Examples of matters in the State List include Islamic laws, land, agriculture and forestry, local government, state public works and state holidays.
The Concurrent List meanwhile has matters such as public welfare, scholarship, protection of wildlife, drainage, sports and culture, housing and heritage.
This Concurrent List allows Parliament and the Dewan Undangan Negeri to make laws for the same matters and so long as they are not in conflict with each other, they can exist and operate together. However, if there is a conflict, then Federal laws would prevail.
There are also instances where Parliament may enact laws under the State List.
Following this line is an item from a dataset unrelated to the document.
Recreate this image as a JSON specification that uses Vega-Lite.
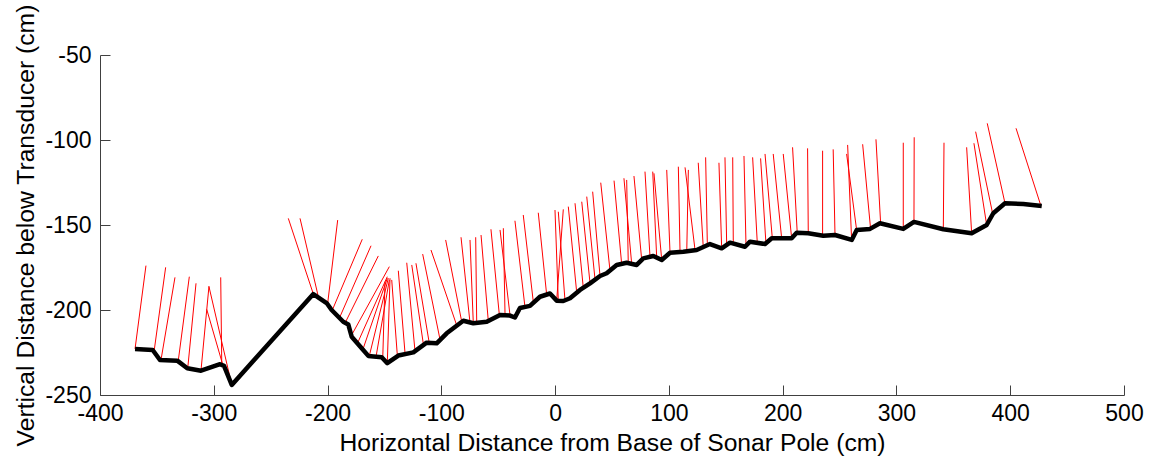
{
  "$schema": "https://vega.github.io/schema/vega-lite/v6.json",
  "width": 1024,
  "height": 340,
  "autosize": "none",
  "padding": {"left": 100, "top": 55, "right": 27, "bottom": 65},
  "background": "white",
  "config": {
    "view": {"stroke": null},
    "axis": {
      "grid": false,
      "domainColor": "#404040",
      "tickColor": "#404040",
      "tickSize": -10,
      "labelFont": "Liberation Sans",
      "labelFontSize": 23,
      "labelColor": "#000000",
      "labelFlush": false,
      "labelOverlap": false,
      "titleFont": "Liberation Sans",
      "titleFontSize": 24.7,
      "titleFontWeight": "normal",
      "titleColor": "#000000"
    }
  },
  "datasets": {
    "profile": [
      {"x": -369.2, "y": -222.9}, {"x": -353.7, "y": -223.5}, {"x": -347.3, "y": -229.4}, {"x": -332.1, "y": -229.8},
      {"x": -323.3, "y": -234.3}, {"x": -311.2, "y": -235.7}, {"x": -294.5, "y": -231.9}, {"x": -291.0, "y": -232.9},
      {"x": -284.2, "y": -244.1}, {"x": -212.5, "y": -190.6}, {"x": -200.8, "y": -195.9}, {"x": -196.4, "y": -200.0},
      {"x": -186.2, "y": -206.9}, {"x": -181.8, "y": -208.5}, {"x": -178.8, "y": -215.7}, {"x": -170.0, "y": -222.5},
      {"x": -164.2, "y": -227.0}, {"x": -152.4, "y": -227.8}, {"x": -147.5, "y": -231.3}, {"x": -137.8, "y": -226.8},
      {"x": -124.6, "y": -224.9}, {"x": -112.9, "y": -219.2}, {"x": -104.1, "y": -219.6}, {"x": -95.3, "y": -213.7},
      {"x": -80.7, "y": -206.3}, {"x": -71.9, "y": -207.8}, {"x": -60.1, "y": -206.9}, {"x": -48.4, "y": -202.9},
      {"x": -39.6, "y": -203.3}, {"x": -35.3, "y": -204.4}, {"x": -30.9, "y": -198.8}, {"x": -22.1, "y": -197.6},
      {"x": -13.3, "y": -192.2}, {"x": -4.5, "y": -190.3}, {"x": 1.4, "y": -194.5}, {"x": 7.2, "y": -194.7},
      {"x": 13.1, "y": -193.1}, {"x": 21.9, "y": -188.2}, {"x": 30.7, "y": -184.3}, {"x": 39.5, "y": -180.0},
      {"x": 45.3, "y": -178.4}, {"x": 54.1, "y": -173.5}, {"x": 62.9, "y": -172.2}, {"x": 71.7, "y": -173.5},
      {"x": 77.5, "y": -169.6}, {"x": 86.3, "y": -168.2}, {"x": 93.7, "y": -170.6}, {"x": 101.0, "y": -166.3},
      {"x": 112.7, "y": -165.7}, {"x": 124.4, "y": -164.7}, {"x": 136.1, "y": -161.2}, {"x": 146.4, "y": -163.7},
      {"x": 153.7, "y": -160.4}, {"x": 166.9, "y": -162.8}, {"x": 171.3, "y": -159.8}, {"x": 184.5, "y": -161.2},
      {"x": 190.4, "y": -157.8}, {"x": 207.9, "y": -157.8}, {"x": 212.3, "y": -154.5}, {"x": 222.5, "y": -154.9},
      {"x": 235.7, "y": -156.3}, {"x": 246.0, "y": -155.9}, {"x": 260.7, "y": -158.8}, {"x": 265.1, "y": -152.9},
      {"x": 276.8, "y": -152.3}, {"x": 285.5, "y": -149.0}, {"x": 306.0, "y": -152.3}, {"x": 315.4, "y": -148.2},
      {"x": 341.2, "y": -152.5}, {"x": 366.1, "y": -154.9}, {"x": 379.3, "y": -150.0}, {"x": 385.1, "y": -143.1},
      {"x": 395.4, "y": -137.2}, {"x": 411.5, "y": -137.6}, {"x": 427.7, "y": -138.8}
    ],
    "beams": [
      {"x": -359.6, "y": -173.9, "x2": -369.2, "y2": -222.9},
      {"x": -342.3, "y": -174.9, "x2": -352.3, "y2": -223.5},
      {"x": -334.1, "y": -180.8, "x2": -346.4, "y2": -229.4},
      {"x": -321.5, "y": -180.4, "x2": -331.2, "y2": -229.8},
      {"x": -315.6, "y": -184.3, "x2": -322.9, "y2": -234.3},
      {"x": -304.2, "y": -185.9, "x2": -311.2, "y2": -235.3},
      {"x": -304.2, "y": -186.3, "x2": -284.2, "y2": -244.1},
      {"x": -306.2, "y": -199.6, "x2": -292.2, "y2": -232.0},
      {"x": -293.9, "y": -180.8, "x2": -293.0, "y2": -231.5},
      {"x": -234.5, "y": -146.1, "x2": -212.5, "y2": -190.6},
      {"x": -224.2, "y": -146.1, "x2": -208.1, "y2": -192.2},
      {"x": -191.1, "y": -147.1, "x2": -199.9, "y2": -196.1},
      {"x": -169.5, "y": -158.4, "x2": -196.4, "y2": -201.0},
      {"x": -161.8, "y": -162.2, "x2": -189.7, "y2": -204.9},
      {"x": -155.4, "y": -168.2, "x2": -184.7, "y2": -207.8},
      {"x": -145.7, "y": -174.5, "x2": -178.8, "y2": -214.7},
      {"x": -147.5, "y": -180.4, "x2": -174.4, "y2": -220.6},
      {"x": -147.5, "y": -181.3, "x2": -169.1, "y2": -223.5},
      {"x": -146.6, "y": -181.3, "x2": -163.3, "y2": -227.0},
      {"x": -145.7, "y": -182.3, "x2": -157.4, "y2": -227.5},
      {"x": -149.5, "y": -183.3, "x2": -151.5, "y2": -228.4},
      {"x": -145.1, "y": -181.3, "x2": -147.5, "y2": -231.3},
      {"x": -143.6, "y": -182.3, "x2": -138.7, "y2": -226.5},
      {"x": -137.8, "y": -176.9, "x2": -131.9, "y2": -225.5},
      {"x": -130.4, "y": -172.2, "x2": -123.1, "y2": -224.5},
      {"x": -126.0, "y": -173.5, "x2": -115.8, "y2": -220.0},
      {"x": -122.3, "y": -172.5, "x2": -110.6, "y2": -219.5},
      {"x": -116.4, "y": -167.1, "x2": -101.2, "y2": -217.2},
      {"x": -109.1, "y": -164.7, "x2": -86.5, "y2": -209.0},
      {"x": -96.2, "y": -158.8, "x2": -82.1, "y2": -206.8},
      {"x": -82.7, "y": -157.2, "x2": -74.8, "y2": -207.5},
      {"x": -74.8, "y": -158.8, "x2": -71.9, "y2": -207.8},
      {"x": -69.8, "y": -157.2, "x2": -68.9, "y2": -207.5},
      {"x": -65.1, "y": -155.9, "x2": -58.7, "y2": -206.6},
      {"x": -56.4, "y": -152.5, "x2": -49.0, "y2": -203.0},
      {"x": -48.4, "y": -152.9, "x2": -39.6, "y2": -203.3},
      {"x": -45.5, "y": -151.9, "x2": -44.0, "y2": -203.3},
      {"x": -35.3, "y": -147.5, "x2": -26.5, "y2": -198.2},
      {"x": -28.0, "y": -144.1, "x2": -19.2, "y2": -195.1},
      {"x": -14.8, "y": -142.8, "x2": -7.4, "y2": -191.2},
      {"x": -0.1, "y": -141.2, "x2": 2.8, "y2": -194.5},
      {"x": 2.8, "y": -142.2, "x2": 8.7, "y2": -194.5},
      {"x": 7.2, "y": -140.8, "x2": 1.4, "y2": -194.3},
      {"x": 11.6, "y": -139.2, "x2": 19.0, "y2": -189.8},
      {"x": 17.5, "y": -137.2, "x2": 24.8, "y2": -187.1},
      {"x": 23.4, "y": -136.3, "x2": 30.7, "y2": -184.3},
      {"x": 27.8, "y": -133.3, "x2": 35.1, "y2": -182.2},
      {"x": 33.0, "y": -130.4, "x2": 39.5, "y2": -180.3},
      {"x": 40.1, "y": -125.1, "x2": 48.2, "y2": -176.5},
      {"x": 51.8, "y": -123.9, "x2": 58.5, "y2": -173.0},
      {"x": 60.5, "y": -122.5, "x2": 67.3, "y2": -172.8},
      {"x": 62.9, "y": -123.5, "x2": 64.3, "y2": -172.4},
      {"x": 69.3, "y": -121.2, "x2": 76.1, "y2": -170.5},
      {"x": 79.0, "y": -118.6, "x2": 83.4, "y2": -168.8},
      {"x": 85.8, "y": -118.6, "x2": 89.3, "y2": -169.3},
      {"x": 86.9, "y": -119.6, "x2": 93.7, "y2": -170.5},
      {"x": 98.1, "y": -117.6, "x2": 101.0, "y2": -166.3},
      {"x": 108.3, "y": -115.7, "x2": 109.8, "y2": -165.8},
      {"x": 114.2, "y": -116.1, "x2": 123.0, "y2": -164.8},
      {"x": 117.1, "y": -117.6, "x2": 115.7, "y2": -165.5},
      {"x": 125.8, "y": -113.4, "x2": 130.2, "y2": -163.0},
      {"x": 132.3, "y": -110.2, "x2": 133.8, "y2": -161.8},
      {"x": 144.0, "y": -113.4, "x2": 146.4, "y2": -163.7},
      {"x": 149.3, "y": -110.2, "x2": 150.8, "y2": -162.0},
      {"x": 156.1, "y": -110.2, "x2": 156.6, "y2": -160.8},
      {"x": 166.0, "y": -109.4, "x2": 167.8, "y2": -162.5},
      {"x": 173.6, "y": -110.2, "x2": 177.7, "y2": -160.6},
      {"x": 180.6, "y": -110.8, "x2": 185.3, "y2": -160.9},
      {"x": 184.5, "y": -108.2, "x2": 190.9, "y2": -157.8},
      {"x": 191.7, "y": -108.2, "x2": 199.1, "y2": -157.8},
      {"x": 200.5, "y": -108.2, "x2": 207.9, "y2": -157.8},
      {"x": 208.7, "y": -104.3, "x2": 212.8, "y2": -154.5},
      {"x": 221.9, "y": -104.9, "x2": 222.5, "y2": -154.9},
      {"x": 235.1, "y": -106.3, "x2": 235.1, "y2": -156.3},
      {"x": 244.4, "y": -105.5, "x2": 246.0, "y2": -155.9},
      {"x": 257.1, "y": -102.9, "x2": 260.6, "y2": -158.8},
      {"x": 256.2, "y": -108.2, "x2": 265.0, "y2": -152.9},
      {"x": 270.3, "y": -102.5, "x2": 277.3, "y2": -152.4},
      {"x": 282.0, "y": -99.6, "x2": 286.1, "y2": -149.0},
      {"x": 306.0, "y": -101.6, "x2": 306.0, "y2": -152.4},
      {"x": 315.6, "y": -98.4, "x2": 315.4, "y2": -148.2},
      {"x": 341.8, "y": -101.6, "x2": 341.2, "y2": -152.5},
      {"x": 361.7, "y": -104.3, "x2": 366.1, "y2": -154.9},
      {"x": 368.1, "y": -101.9, "x2": 379.3, "y2": -150.0},
      {"x": 369.6, "y": -95.1, "x2": 384.5, "y2": -143.1},
      {"x": 379.8, "y": -90.2, "x2": 395.4, "y2": -137.2},
      {"x": 405.1, "y": -93.1, "x2": 427.0, "y2": -138.8}
    ]
  },
  "layer": [
    {
      "data": {"name": "beams"},
      "mark": {"type": "rule", "color": "#ff0000", "strokeWidth": 1},
      "encoding": {
        "x": {"field": "x", "type": "quantitative", "scale": {"domain": [-400, 500], "nice": false, "zero": false},
              "axis": {"title": "Horizontal Distance from Base of Sonar Pole (cm)", "values": [-400, -300, -200, -100, 0, 100, 200, 300, 400, 500], "labelExpr": "'' + datum.value", "labelPadding": 17, "titlePadding": 5}},
        "y": {"field": "y", "type": "quantitative", "scale": {"domain": [-250, -50], "nice": false, "zero": false},
              "axis": {"title": "Vertical Distance below Transducer (cm)", "values": [-250, -200, -150, -100, -50], "labelExpr": "'' + datum.value", "labelPadding": 19, "titlePadding": 6}},
        "x2": {"field": "x2"},
        "y2": {"field": "y2"}
      }
    },
    {
      "data": {"name": "profile"},
      "mark": {"type": "line", "color": "#000000", "strokeWidth": 4.5, "strokeJoin": "round"},
      "encoding": {
        "x": {"field": "x", "type": "quantitative"},
        "y": {"field": "y", "type": "quantitative"}
      }
    }
  ]
}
For example if there is a Proclamation of Emergency then Parliament may make laws for anything under the State List, except for those relating to Islamic laws, Malay customs and native customary laws of Sabah and Sarawak. Parliament may also make laws for matters in the State List for the purpose of uniformity of laws in several states on that particular matter.
The Dewan Undangan Negeri may also make laws under Federal jurisdiction, but only if Parliament has authorised the same. If not, the state will not be able to do so.
Lastly, the states of Sabah and Sarawak occupy a special position in the Federation compared to other states. This is provided for in the Constitution.
These 2 states may make laws on matters which are not found in the State List for other states. For example, they have powers to make laws to control the entry of persons into the respective states. That is why the governments of these states may prevent the entry of persons into those states from outside.
We must always remember that Malaysia was not formed through the coming together of 13 states to form a federation. Malaysia was formed when 3 nations (4 if we include Singapore); Malaya, Sabah and Sarawak came together to form a federation on 16 September 1963. That is why Sabah and Sarawak are in a different position compared to the other states.
We should also remember that although the Federation has more powers compared to the individual states when it comes to legislative jurisdiction, the Federation must still respect what is rightly within the jurisdiction of the states. To encroach into these boundaries would be to go against the Constitution itself.